The Blob-rocketed through the tunnel neck-and-neck with the train. Sparks flew. Horns blared. They burst out the other side a nose ahead, the train's whistle screaming in defeat.

Vic whooped from the back. "That's my godson! Future speed demon!"

Venom formed racing stripes on the scooter. "We're making legends today."

---

Mavis and Johnny touched down on the hotel roof at the exact moment the Blob-scooter screeched to a halt in the front drive. Smoke still rose faintly from the distant camp on the horizon, but the hotel stood pristine under the eternal night sky.

Mavis transformed back, dripping wet, eyes blazing. She shoved her phone at Dracula— the viral video playing on loop, already at two million views. "Explain. Now."

Dracula froze, Dennis still in his arms. "Mavy-Wavy… it was… educational. A small lesson in—"

"Educational?!" Mavis's voice cracked like thunder. "You threw my son off a tower! The whole world saw it! He could have died!"

Dennis reached for her, gap-toothed smile undimmed. "Mommy! I flew! Grandpa caught me! It was bleh bleh bleh fun!"

Vic stepped between them, hands raised. "Hey, easy. Kid's fine. No harm, no foul. Godfather supervised the whole time. Venom had parachutes ready."

Venom nodded solemnly. "And chocolate for after. Kid's a champ."

But Mavis's gaze didn't soften. She looked at her father, then at the hotel lights, then at Dennis's trusting face. "I'm done, Dad. We'll have his birthday party here tomorrow—like we promised. With everyone. Cake. Kakie. The works. Then… we're moving to California. Permanently. Dennis deserves normal. Not towers. Not fires. Not being a freak like me."

Johnny landed beside her, dripping too, but his arm went around her shoulders. "Babe… we'll talk. But she's right, Drac. The video's everywhere. Kid's safe—that's what matters."

Dracula's red eyes dimmed. He set Dennis down gently. The boy toddled over to hug his mother's leg. "Don't be mad, Grandpa. Bleh bleh bleh party tomorrow?"

Dracula forced a smile, ancient heart cracking. "Of course, my boy. The best party ever."

Vic and Venom exchanged a quiet look. The symbiote tendrils patted Dennis's head softly. "We've got your back, kid. Hotel or California—godfather and Venom go where you go."

The group stood in the hotel driveway—singed, exhausted, but together—as the first hints of enchanted dawn lightened the sky.

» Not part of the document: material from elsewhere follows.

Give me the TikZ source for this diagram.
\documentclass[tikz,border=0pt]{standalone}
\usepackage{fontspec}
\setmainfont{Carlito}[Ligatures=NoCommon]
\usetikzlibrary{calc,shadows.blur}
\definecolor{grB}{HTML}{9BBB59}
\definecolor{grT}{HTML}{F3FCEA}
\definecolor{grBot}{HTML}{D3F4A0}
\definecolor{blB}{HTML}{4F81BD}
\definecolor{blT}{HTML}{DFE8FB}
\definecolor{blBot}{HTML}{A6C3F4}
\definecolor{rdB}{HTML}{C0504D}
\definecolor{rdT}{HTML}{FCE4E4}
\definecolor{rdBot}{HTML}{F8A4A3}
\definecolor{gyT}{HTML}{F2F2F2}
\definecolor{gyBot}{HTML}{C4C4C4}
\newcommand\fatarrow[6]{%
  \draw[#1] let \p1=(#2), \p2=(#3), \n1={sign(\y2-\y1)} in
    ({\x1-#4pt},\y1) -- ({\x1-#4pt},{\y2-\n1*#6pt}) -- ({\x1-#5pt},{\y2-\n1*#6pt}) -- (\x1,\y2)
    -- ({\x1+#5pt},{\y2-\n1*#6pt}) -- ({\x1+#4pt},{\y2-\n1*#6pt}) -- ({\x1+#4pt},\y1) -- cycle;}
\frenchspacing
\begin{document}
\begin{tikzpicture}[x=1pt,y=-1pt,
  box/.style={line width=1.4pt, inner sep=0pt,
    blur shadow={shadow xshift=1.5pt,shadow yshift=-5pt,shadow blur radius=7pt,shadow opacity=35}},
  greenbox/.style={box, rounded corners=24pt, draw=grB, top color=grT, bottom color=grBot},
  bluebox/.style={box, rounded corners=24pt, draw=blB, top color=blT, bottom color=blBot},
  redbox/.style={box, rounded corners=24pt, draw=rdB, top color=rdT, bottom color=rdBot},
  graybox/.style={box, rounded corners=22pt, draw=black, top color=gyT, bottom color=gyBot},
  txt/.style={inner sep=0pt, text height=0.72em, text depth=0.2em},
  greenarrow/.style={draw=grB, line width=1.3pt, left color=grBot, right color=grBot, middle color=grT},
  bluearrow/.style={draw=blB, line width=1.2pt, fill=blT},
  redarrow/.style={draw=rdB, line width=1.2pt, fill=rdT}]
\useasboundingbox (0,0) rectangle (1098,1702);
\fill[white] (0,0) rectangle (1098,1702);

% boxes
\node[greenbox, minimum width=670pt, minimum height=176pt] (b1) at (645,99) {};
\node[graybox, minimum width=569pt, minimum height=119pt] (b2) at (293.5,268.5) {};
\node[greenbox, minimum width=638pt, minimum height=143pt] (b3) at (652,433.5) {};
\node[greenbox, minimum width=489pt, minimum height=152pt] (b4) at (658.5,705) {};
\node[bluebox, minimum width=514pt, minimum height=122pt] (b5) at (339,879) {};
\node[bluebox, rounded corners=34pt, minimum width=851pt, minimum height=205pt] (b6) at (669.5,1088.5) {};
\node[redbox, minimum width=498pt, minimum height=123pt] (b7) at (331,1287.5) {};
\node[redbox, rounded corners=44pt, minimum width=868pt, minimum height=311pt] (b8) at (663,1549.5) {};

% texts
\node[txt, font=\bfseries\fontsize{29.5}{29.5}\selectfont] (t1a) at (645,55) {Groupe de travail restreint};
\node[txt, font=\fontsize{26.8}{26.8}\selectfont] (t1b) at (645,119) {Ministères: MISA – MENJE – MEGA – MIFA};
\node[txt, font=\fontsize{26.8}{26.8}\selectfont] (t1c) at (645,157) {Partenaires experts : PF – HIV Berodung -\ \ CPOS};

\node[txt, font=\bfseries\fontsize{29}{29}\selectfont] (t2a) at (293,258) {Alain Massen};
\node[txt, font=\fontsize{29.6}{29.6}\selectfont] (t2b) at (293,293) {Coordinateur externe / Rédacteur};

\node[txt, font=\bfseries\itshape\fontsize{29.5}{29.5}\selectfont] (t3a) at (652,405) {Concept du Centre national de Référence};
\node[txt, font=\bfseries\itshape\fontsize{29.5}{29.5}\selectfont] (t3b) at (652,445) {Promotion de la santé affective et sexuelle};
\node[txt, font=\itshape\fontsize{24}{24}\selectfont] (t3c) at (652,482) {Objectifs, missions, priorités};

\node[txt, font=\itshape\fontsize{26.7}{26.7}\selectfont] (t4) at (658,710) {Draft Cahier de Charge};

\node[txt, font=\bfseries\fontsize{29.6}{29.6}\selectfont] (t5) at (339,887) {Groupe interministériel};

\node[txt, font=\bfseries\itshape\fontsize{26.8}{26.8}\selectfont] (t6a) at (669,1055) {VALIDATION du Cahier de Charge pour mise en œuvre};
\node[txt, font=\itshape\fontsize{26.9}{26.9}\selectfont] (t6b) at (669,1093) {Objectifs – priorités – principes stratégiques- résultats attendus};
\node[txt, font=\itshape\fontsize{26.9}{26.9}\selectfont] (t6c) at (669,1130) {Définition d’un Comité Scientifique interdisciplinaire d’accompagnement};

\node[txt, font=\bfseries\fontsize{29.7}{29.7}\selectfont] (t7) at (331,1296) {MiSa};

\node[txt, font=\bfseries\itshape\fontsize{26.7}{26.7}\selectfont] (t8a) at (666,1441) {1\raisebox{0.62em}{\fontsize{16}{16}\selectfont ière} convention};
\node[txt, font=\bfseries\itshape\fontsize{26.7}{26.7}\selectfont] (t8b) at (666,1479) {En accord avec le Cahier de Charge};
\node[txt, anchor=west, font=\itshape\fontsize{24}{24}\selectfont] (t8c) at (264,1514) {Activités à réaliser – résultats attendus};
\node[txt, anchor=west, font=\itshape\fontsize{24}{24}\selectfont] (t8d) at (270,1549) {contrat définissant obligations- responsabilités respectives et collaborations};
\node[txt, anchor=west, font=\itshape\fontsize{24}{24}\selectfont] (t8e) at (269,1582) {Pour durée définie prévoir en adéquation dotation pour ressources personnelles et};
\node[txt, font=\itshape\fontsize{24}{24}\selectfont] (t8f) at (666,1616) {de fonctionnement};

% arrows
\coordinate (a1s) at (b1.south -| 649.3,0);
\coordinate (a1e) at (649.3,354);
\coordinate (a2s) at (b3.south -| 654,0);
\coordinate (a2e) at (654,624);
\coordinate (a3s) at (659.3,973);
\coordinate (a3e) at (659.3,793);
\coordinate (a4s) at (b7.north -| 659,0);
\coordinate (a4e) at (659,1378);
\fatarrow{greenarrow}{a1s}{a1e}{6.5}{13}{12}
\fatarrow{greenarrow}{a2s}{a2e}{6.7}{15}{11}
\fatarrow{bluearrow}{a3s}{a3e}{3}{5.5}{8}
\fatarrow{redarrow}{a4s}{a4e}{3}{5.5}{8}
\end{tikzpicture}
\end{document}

Tomorrow was Dennis's fifth birthday.

Fangs or no fangs.

Move or no move.

The family—monsters, humans, symbiote, and one bleh-ing boy—would celebrate.

And whatever came after, they would face it the only way they knew how: with chocolate, chaos, and unbreakable love.

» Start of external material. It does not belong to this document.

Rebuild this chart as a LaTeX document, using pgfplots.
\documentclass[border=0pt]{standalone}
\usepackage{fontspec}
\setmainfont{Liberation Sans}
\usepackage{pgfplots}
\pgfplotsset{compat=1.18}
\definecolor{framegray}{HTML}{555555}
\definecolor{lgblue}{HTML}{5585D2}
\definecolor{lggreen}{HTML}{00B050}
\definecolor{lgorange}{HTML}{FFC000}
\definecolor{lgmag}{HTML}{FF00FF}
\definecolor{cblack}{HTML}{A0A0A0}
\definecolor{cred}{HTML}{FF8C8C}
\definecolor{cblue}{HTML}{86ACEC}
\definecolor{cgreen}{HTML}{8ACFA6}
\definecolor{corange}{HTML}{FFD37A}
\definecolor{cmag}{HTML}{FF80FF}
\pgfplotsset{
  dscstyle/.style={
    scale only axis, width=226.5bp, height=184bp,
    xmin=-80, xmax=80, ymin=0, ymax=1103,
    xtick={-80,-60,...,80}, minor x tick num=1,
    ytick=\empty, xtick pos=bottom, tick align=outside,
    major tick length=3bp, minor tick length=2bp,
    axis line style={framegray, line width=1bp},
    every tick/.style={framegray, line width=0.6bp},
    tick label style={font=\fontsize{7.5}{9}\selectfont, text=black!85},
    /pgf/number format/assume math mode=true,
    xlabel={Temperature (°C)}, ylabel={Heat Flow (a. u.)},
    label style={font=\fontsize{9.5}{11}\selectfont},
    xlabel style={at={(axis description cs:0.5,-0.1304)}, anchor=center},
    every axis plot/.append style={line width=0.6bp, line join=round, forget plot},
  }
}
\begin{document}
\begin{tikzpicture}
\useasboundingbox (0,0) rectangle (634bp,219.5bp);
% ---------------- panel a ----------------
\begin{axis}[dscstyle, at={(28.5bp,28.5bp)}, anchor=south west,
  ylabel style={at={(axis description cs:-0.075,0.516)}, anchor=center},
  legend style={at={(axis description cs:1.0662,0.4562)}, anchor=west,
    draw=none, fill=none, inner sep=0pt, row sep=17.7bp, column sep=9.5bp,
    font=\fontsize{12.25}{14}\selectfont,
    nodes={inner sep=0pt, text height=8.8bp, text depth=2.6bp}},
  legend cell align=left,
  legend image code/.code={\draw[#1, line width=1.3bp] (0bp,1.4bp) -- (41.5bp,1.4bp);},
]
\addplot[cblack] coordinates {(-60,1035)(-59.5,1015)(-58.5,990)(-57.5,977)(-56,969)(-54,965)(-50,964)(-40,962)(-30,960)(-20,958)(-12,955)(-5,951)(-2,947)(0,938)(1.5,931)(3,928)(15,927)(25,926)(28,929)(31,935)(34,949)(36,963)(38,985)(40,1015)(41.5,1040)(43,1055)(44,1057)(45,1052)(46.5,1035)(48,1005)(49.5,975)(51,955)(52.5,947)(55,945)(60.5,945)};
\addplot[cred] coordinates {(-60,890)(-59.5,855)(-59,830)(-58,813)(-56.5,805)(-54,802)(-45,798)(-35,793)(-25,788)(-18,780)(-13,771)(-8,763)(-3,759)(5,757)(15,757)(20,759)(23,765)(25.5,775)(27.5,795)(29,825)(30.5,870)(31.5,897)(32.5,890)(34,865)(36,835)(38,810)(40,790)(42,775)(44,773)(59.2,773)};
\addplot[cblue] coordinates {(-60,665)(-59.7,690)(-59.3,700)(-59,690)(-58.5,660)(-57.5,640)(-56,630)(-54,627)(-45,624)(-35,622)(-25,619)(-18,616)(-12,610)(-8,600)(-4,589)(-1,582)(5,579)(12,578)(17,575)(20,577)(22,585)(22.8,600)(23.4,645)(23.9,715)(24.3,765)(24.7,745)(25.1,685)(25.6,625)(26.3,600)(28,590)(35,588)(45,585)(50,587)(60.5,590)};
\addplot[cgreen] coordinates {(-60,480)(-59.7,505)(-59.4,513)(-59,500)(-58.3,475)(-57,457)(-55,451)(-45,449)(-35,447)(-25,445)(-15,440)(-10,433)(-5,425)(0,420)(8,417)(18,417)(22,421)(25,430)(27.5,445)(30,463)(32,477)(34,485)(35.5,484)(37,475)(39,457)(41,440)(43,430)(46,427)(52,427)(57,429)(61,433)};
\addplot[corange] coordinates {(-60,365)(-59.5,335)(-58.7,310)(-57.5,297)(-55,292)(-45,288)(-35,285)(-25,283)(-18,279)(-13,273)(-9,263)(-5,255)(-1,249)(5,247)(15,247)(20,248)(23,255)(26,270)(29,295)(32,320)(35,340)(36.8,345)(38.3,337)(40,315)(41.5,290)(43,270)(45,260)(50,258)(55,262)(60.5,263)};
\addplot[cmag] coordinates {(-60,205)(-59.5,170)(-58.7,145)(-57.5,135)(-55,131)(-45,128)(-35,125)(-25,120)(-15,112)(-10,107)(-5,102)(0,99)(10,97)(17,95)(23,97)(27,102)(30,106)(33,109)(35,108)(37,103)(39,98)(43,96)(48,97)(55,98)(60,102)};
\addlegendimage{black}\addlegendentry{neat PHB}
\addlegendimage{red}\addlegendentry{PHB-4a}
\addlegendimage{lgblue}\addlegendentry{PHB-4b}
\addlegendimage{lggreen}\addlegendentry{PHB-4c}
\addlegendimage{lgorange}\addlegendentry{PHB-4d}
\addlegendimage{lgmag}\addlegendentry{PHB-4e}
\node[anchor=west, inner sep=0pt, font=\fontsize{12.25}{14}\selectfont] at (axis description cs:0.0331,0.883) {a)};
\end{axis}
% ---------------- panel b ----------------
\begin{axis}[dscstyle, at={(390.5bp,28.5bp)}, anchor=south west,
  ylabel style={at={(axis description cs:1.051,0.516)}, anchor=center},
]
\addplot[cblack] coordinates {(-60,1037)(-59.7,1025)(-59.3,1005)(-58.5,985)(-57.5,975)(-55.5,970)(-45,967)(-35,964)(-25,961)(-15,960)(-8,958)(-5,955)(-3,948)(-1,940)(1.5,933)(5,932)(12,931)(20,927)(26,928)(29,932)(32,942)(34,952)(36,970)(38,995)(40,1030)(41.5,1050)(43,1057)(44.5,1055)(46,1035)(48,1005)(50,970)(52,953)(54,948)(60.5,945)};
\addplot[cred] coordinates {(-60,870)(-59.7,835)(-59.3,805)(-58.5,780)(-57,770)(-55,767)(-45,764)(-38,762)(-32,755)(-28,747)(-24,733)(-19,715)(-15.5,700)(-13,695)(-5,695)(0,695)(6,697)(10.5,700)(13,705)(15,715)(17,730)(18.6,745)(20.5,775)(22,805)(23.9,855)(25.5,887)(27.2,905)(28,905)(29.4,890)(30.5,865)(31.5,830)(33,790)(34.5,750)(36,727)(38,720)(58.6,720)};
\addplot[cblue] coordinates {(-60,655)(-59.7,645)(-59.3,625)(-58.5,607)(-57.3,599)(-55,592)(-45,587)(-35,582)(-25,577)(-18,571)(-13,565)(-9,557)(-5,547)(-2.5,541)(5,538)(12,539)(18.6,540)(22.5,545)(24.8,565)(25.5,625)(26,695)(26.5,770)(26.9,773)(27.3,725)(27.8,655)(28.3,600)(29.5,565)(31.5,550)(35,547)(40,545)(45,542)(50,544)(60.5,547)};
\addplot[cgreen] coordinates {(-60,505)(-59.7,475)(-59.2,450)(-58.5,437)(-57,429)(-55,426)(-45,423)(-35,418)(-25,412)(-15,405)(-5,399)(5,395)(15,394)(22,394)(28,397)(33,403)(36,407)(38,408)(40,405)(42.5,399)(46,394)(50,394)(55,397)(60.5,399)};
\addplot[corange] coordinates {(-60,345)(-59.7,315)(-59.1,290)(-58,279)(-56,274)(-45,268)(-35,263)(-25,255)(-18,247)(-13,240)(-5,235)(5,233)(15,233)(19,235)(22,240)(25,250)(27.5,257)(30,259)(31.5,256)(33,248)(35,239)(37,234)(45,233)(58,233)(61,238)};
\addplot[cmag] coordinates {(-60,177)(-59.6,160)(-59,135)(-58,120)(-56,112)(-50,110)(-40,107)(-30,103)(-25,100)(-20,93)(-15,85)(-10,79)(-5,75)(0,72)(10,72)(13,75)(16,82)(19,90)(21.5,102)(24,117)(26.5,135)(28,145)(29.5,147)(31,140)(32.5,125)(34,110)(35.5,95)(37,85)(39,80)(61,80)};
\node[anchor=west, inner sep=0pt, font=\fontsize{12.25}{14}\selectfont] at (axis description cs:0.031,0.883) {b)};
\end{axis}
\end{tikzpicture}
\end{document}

The viral video played on Mavis's phone one last time: tiny Dennis falling, shouting "bleh bleh bleh," caught at the last second.

Mavis closed the app.

"Party first," she said firmly. "Then California."

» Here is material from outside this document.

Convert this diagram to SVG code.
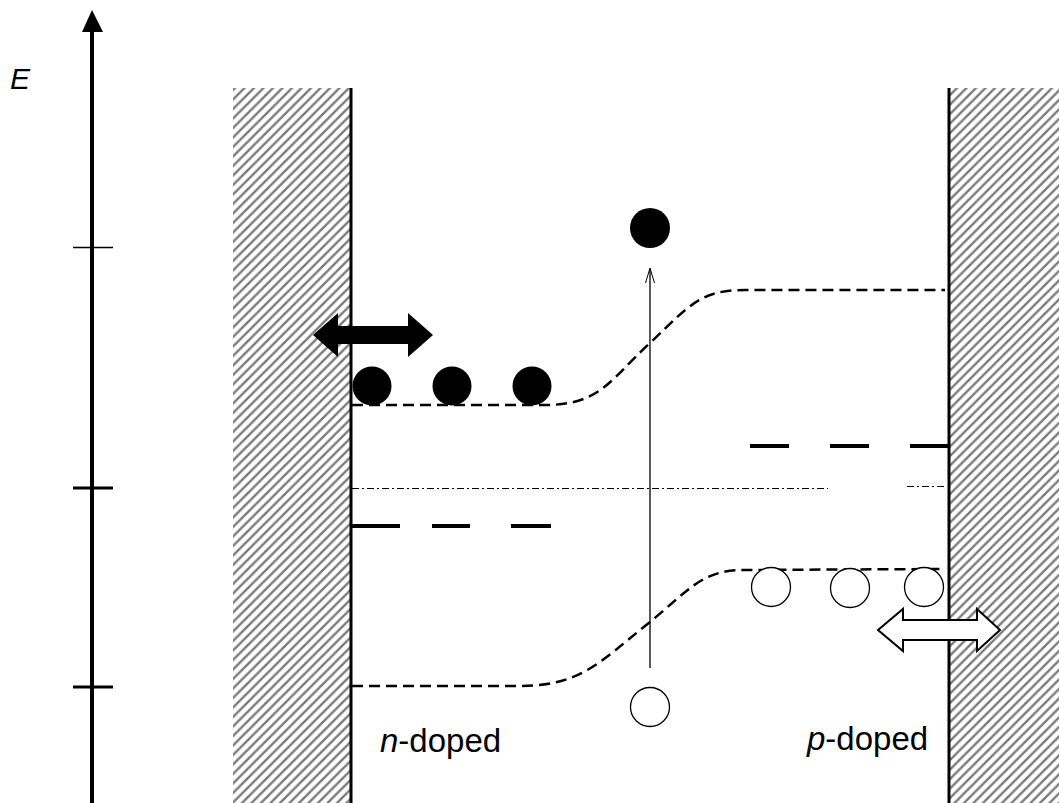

Dracula nodded once, cape heavy.

Inside the hotel, lights flickered on. Preparations would begin at sunrise.

The story of the boy who never needed to fly to be extraordinary was reaching its next chapter.

And somewhere in the distance, Kakie the Cake Monster sang faintly from a forgotten speaker—reminding them all that sometimes the best adventures happen on the ground.